Something I thought of today that seemed relevant to this thread:
Cutting politicians' salaries, an emotionally-appealing proposal often met with cheers, would make things worse. Running a campaign is basically a full-time job that pays you in negative dollars. You have to quit your job for several months, which already requires being relatively wealthy, and then you have to spend most of your campaign time doing fundraising. And then once you're in Congress, now you have to have two residences, one in Washington and one at home, which is expensive and complicated. And also you're still doing fundraising most of the time so you can be reelected.
The lower Congressional salaries go, the more true it will be that you have to be rich or be indebted to rich powerful friends to get into the government. The less money Congresspeople get from their salaries, the more willing they'll be to take money from lobbyists. And lobbyists are the root cause of what the Tea Party, the Occupiers, and everyone in general are ****eded off about. Big government, big business, fascism, communism, whatever you call it, it all comes from the symbiotic relationship between the permanent political class and the permanent wealthy class, and the more we try to cut the umbilical cord between the government and the politicians, the stronger their bond with big business will be.

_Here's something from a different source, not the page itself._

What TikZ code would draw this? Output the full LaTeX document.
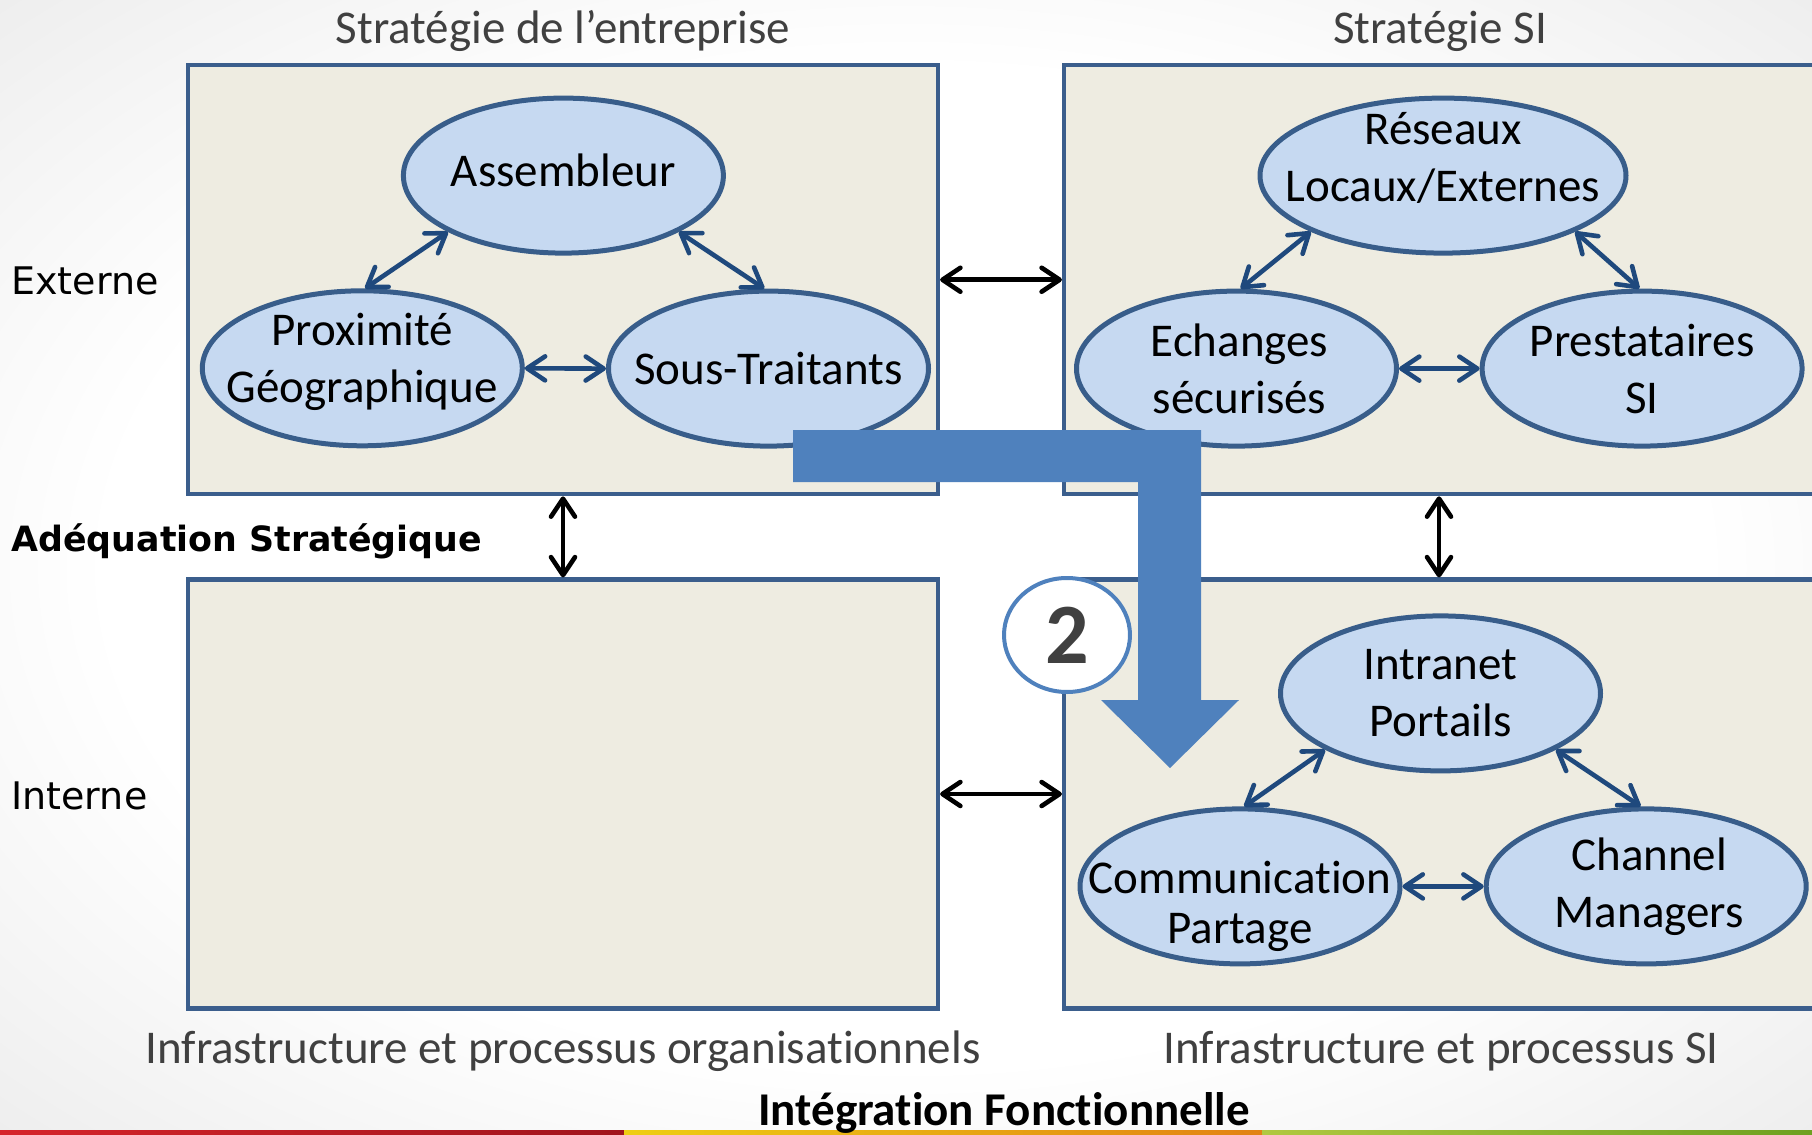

If we want to get "normal people" in the government, then in addition to high Congressional salaries, we need a better, fairer form of public funding for campaigns. This would probably require a constitutional amendment, as this is definitely not an enumerated power of the federal government, and there would be some important First Amendment issues to work out and clarify (Does funding a candidate like Bachmann or Santorum violate the Establishment clause? Does taking my money to support a candidate I don't support violate my free speech and free exercise rights, particularly if an issue like abortion or gay marriage is involved?). We could at least start, though, by addressing the issue with Congresspeople having to keep two residences, by doing most Congress things through videoconferencing and only convening in person a few times a year for major legislation. This may also have fringe benefits, such as keeping representatives closer to their constituents, saving a little on DC's electric bill, making lobbyists' jobs harder by giving them 500 different places to go to, and maybe even getting reliable high-speed internet to places that wouldn't get it otherwise, which would help out the economy in general -- we really need to get with the program on internet coverage compared to the rest of the world, and you have to admit, if the government hadn't propped up the telephone industry, there would be large swathes of the country that to this day would not have basic landline service, for the same reasons that in the 20 years I've lived at this address, the local cable company has refused to extend the network that they have about three miles down the road from us so we could get service from them (unless we pay the few thousand dollars it would cost to run the cable out ourselves).